造化的報應 |
送交者: NOX 2001年12月31日14:17:35 於 [天下論壇] 發送悄悄話 |
《潛規則》——造化的報應 北京街頭的十字路口有紅綠燈,紅綠燈下還有警察。通常還不是一個兩個警察,而是四五個警察。這些警察都是要拿工資的,而這些工資來自稅收,本來那是企業的利潤,可以成為生產的動力和更多的就業機會。降低稅收可以刺激生產,提高人們的生活水平,這是大家都明白的道理。那麼在警察工資方面的開支能不能減少呢? 美國的紅綠燈下沒有警察,人們仍然能遵守交通規則。人們對交通規則的遵守竟然可以到這種地步:明明沒有車輛,一個人在人行橫道的路口也會等待變燈。我在赫爾辛基就遇到過這樣的事情。一位中年婦女在馬路對面等待變燈,於是我也不好意思橫穿空空蕩蕩的馬路,一直等到紅燈變綠。在中國,這當然是極其罕見的事情。這就是說,在美國和我說的那個歐洲國家,警察的工資是可以省下來的。省了下來,交通秩序並不會變壞。(1) 但是我確信,中國不可以節省這筆錢。

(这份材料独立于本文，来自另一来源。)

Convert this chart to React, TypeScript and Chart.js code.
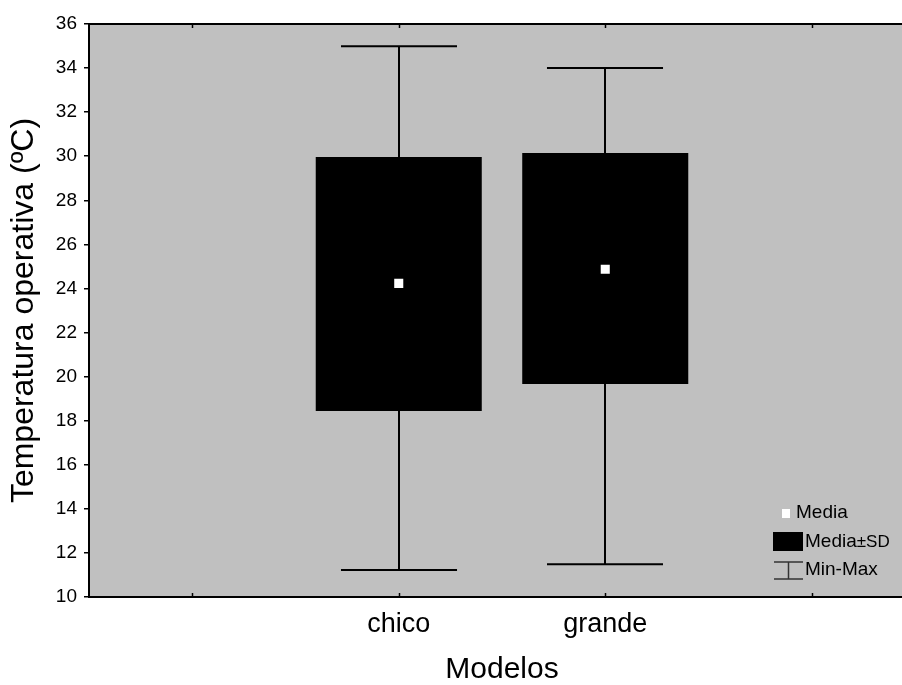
import { useEffect, useRef } from 'react';
import { Chart, registerables } from 'chart.js';

Chart.register(...registerables);

const categories = ['', 'chico', 'grande', ''];
const means = [null, 24.23, 24.87, null];
const sdLow = [null, 18.44, 19.67, null];
const sdHigh = [null, 29.97, 30.15, null];
const minVals = [null, 11.23, 11.49, null];
const maxVals = [null, 34.99, 34.0, null];
const yMin = 10;
const yMax = 36;
const yStep = 2;
const xTitle = 'Modelos';
const yTitle = 'Temperatura operativa (ºC)';
const legendLabels = ['Media', 'Media', '±SD', 'Min-Max'];

const FONT = "'Liberation Sans', Arial, sans-serif";

const plotPlugin = {
  id: 'plotDecor',
  beforeDraw(chart: any) {
    const { ctx, chartArea } = chart;
    ctx.save();
    ctx.fillStyle = '#c0c0c0';
    ctx.fillRect(chartArea.left, chartArea.top, chartArea.right - chartArea.left, chartArea.bottom - chartArea.top);
    ctx.restore();
  },
  beforeDatasetsDraw(chart: any) {
    const { ctx } = chart;
    const xs = chart.scales.x;
    const ys = chart.scales.y;
    const slot = xs.width / categories.length;
    const half = slot * 0.281;
    ctx.save();
    ctx.strokeStyle = '#000';
    ctx.lineWidth = 2;
    for (let i = 0; i < categories.length; i++) {
      const lo = minVals[i];
      const hi = maxVals[i];
      if (lo == null || hi == null) continue;
      const x = Math.round(xs.getPixelForValue(i));
      const yl = ys.getPixelForValue(lo);
      const yh = ys.getPixelForValue(hi);
      ctx.beginPath();
      ctx.moveTo(x, yl);
      ctx.lineTo(x, yh);
      ctx.moveTo(x - half, yl);
      ctx.lineTo(x + half, yl);
      ctx.moveTo(x - half, yh);
      ctx.lineTo(x + half, yh);
      ctx.stroke();
    }
    ctx.restore();
  },
  afterDraw(chart: any) {
    const { ctx, chartArea } = chart;
    const xs = chart.scales.x;
    ctx.save();
    ctx.strokeStyle = '#000';
    ctx.lineWidth = 2;
    ctx.beginPath();
    ctx.moveTo(chartArea.left - 1, chartArea.top);
    ctx.lineTo(chartArea.right, chartArea.top);
    ctx.stroke();
    ctx.lineWidth = 1.5;
    ctx.beginPath();
    for (let i = 0; i < categories.length; i++) {
      const x = Math.round(xs.getPixelForValue(i)) + 0.5;
      ctx.moveTo(x, chartArea.bottom);
      ctx.lineTo(x, chartArea.bottom - 4);
      ctx.moveTo(x, chartArea.top);
      ctx.lineTo(x, chartArea.top + 4);
    }
    ctx.stroke();

    // legend
    const b = chartArea.bottom;
    ctx.textBaseline = 'alphabetic';
    ctx.textAlign = 'left';
    ctx.fillStyle = '#fff';
    ctx.fillRect(782, b - 88, 8, 9);
    ctx.fillStyle = '#000';
    ctx.font = `19px ${FONT}`;
    ctx.fillText(legendLabels[0], 796, b - 79);
    ctx.fillRect(773, b - 65, 30, 19);
    ctx.fillText(legendLabels[1], 805, b - 50);
    const w = ctx.measureText(legendLabels[1]).width;
    ctx.font = `17px ${FONT}`;
    ctx.fillText(legendLabels[2], 805 + w, b - 50);
    ctx.strokeStyle = '#333';
    ctx.lineWidth = 1.5;
    ctx.beginPath();
    ctx.moveTo(774, b - 35);
    ctx.lineTo(803, b - 35);
    ctx.moveTo(788.5, b - 35);
    ctx.lineTo(788.5, b - 18);
    ctx.moveTo(774, b - 18);
    ctx.lineTo(803, b - 18);
    ctx.stroke();
    ctx.font = `19px ${FONT}`;
    ctx.fillText(legendLabels[3], 805, b - 22);
    ctx.restore();
  },
};

export default function App() {
  const ref = useRef<HTMLCanvasElement | null>(null);
  useEffect(() => {
    if (!ref.current) return;
    Chart.defaults.color = '#000';
    Chart.defaults.font.family = FONT;
    const chart = new Chart(ref.current, {
      type: 'bar',
      data: {
        labels: categories,
        datasets: [
          {
            type: 'line',
            label: 'Media',
            data: means as any,
            showLine: false,
            pointStyle: 'rect',
            pointRadius: 6.4,
            pointBackgroundColor: '#fff',
            pointBorderWidth: 0,
            borderWidth: 0,
          } as any,
          {
            type: 'bar',
            label: 'Media±SD',
            data: sdLow.map((v, i) => (v == null ? null : [v, sdHigh[i]])) as any,
            backgroundColor: '#000',
            borderWidth: 0,
            barPercentage: 0.804,
            categoryPercentage: 1,
          },
        ],
      },
      options: {
        animation: false,
        responsive: false,
        layout: { padding: { top: 24, right: 15, left: 0, bottom: 0 } },
        plugins: { legend: { display: false }, tooltip: { enabled: false } },
        scales: {
          x: {
            offset: true,
            grid: { display: false, drawTicks: false },
            border: { display: true, color: '#000', width: 2 },
            ticks: { font: { size: 27, family: FONT }, color: '#000', padding: 11 },
            title: {
              display: true,
              text: xTitle,
              font: { size: 30, family: FONT, lineHeight: 1 },
              color: '#000',
              padding: { top: 0, bottom: 0 },
            },
            afterFit: (s: any) => { s.height = 88; },
          },
          y: {
            min: yMin,
            max: yMax,
            grid: { drawOnChartArea: false, drawTicks: true, tickLength: 5, color: '#000', lineWidth: 1.5 },
            border: { display: true, color: '#000', width: 2 },
            ticks: { stepSize: yStep, font: { size: 19, family: FONT }, color: '#000', padding: 7 },
            title: {
              display: true,
              text: yTitle,
              font: { size: 32, family: FONT },
              color: '#000',
              padding: { top: 5, bottom: 0 },
            },
            afterFit: (s: any) => { s.width = 89; },
          },
        },
      },
      plugins: [plotPlugin],
    });
    return () => chart.destroy();
  }, []);
  return (
    <div style={{ position: 'fixed', left: 0, top: 0, width: 902, height: 685, overflow: 'hidden', background: '#fff' }}>
      <canvas ref={ref} width={930} height={685} style={{ display: 'block' }} />
    </div>
  );
}
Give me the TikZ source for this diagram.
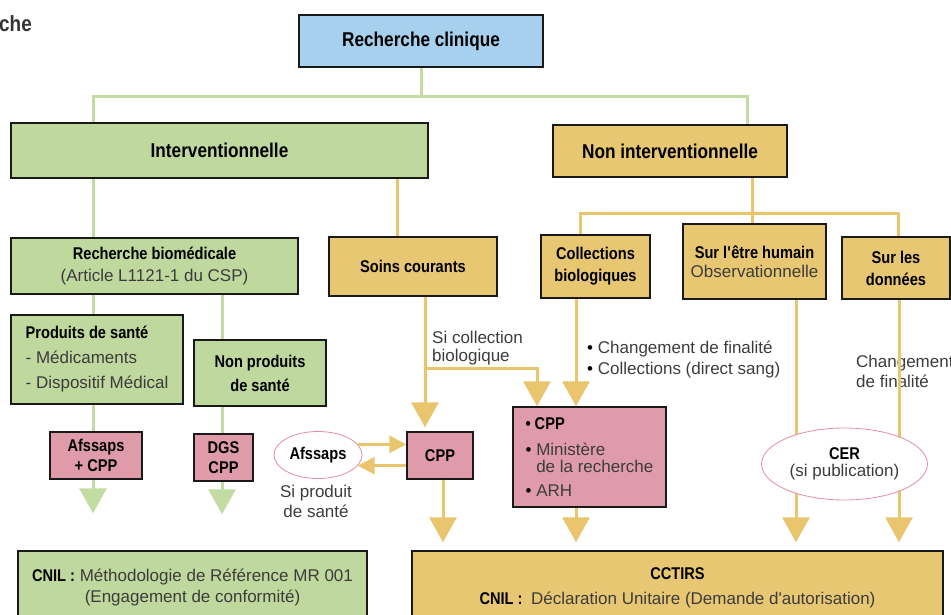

至少在我非常熟悉的北京街頭,紅綠燈下的許多警察是絕對必要的。如果沒有警察,只有紅綠燈,我確信,這個路口就如同沒有紅綠燈一樣,必定會擁擠得一塌糊塗。不用說別人,我本人也會跟着人們一塊去擠。我經歷過這樣的事情,如果我單方面謙讓,別人肯定不會讓我,我永遠也沒有過路的機會。道德的約束本來就是非常脆弱的。如果有幾個人不理睬紅綠燈硬闖,這條路就要堵塞,我們這些打算遵守交通規則的人也就不能遵守,也沒有必要遵守了。 當然,警察的工資也不是絕對不可減少。譬如,四五個也可以減少到兩個。只要在崗的人認真負責,應該可以維持交通規則的威嚴。如此威嚴久了,再將人降低到兩個,最後減少到一個,也是可以的。但是這要求警察的工作量和責任心大大超過國家公務員的平均水平,似乎有些不合情理。 我想由此說明的是,中國人自我約束意識弱,道德水準低,導致了政府的臃腫和稅收的增加,導致了社會生活質量的下降。這原因不在別的地方,其實和我們每個人都有一些關係。我們活該。僅僅收入減少倒也罷了,我們非常在乎的國際面子也大受影響,我們的個人尊嚴因此蒙上了陰影。 歐美的紅綠燈無須警察壓陣,這已經顯出了人家的公德水平。德國的地鐵竟不用驗票,因為人人自覺買票,這更顯出了人家的高超。而我們中國人在國外幹什麼呢?在日本打投幣電話,竟然在中國人中流傳着一種訣竅,用線拴住硬幣,用完了再將其吊出來。這真是極其鮮明的對比。我的一個非常能幹也很有教養的朋友在德國吃飯,他說自己遵守了一切禮儀,也按常規付了小費,但是仍然能清楚地感覺到侍者對他的輕蔑。他說,他知道這不是對他本人的侮辱,侍者看不起的是他所代表的民族。我們中國人自己也看不起自己,只要條件相同,寧可與外國人做生意,躲開自己的同胞,因為他們失信和欺騙的可能性更高。 於是,我們的民族就遭到了報應,變成一個令人厭惡也彼此厭惡的民族。變成一個只講利害關係,一有機會就坑蒙拐騙的人群。為什麼會這樣呢?為什麼歐美國家的公德水平比我們高呢?為什麼我們的人民不肯遵守明明對自己有利,誰都知道是非常必要的交通規則呢?按說,交通規則並不是什麼複雜問題,並不需要多麼高超的理性和信仰支撐。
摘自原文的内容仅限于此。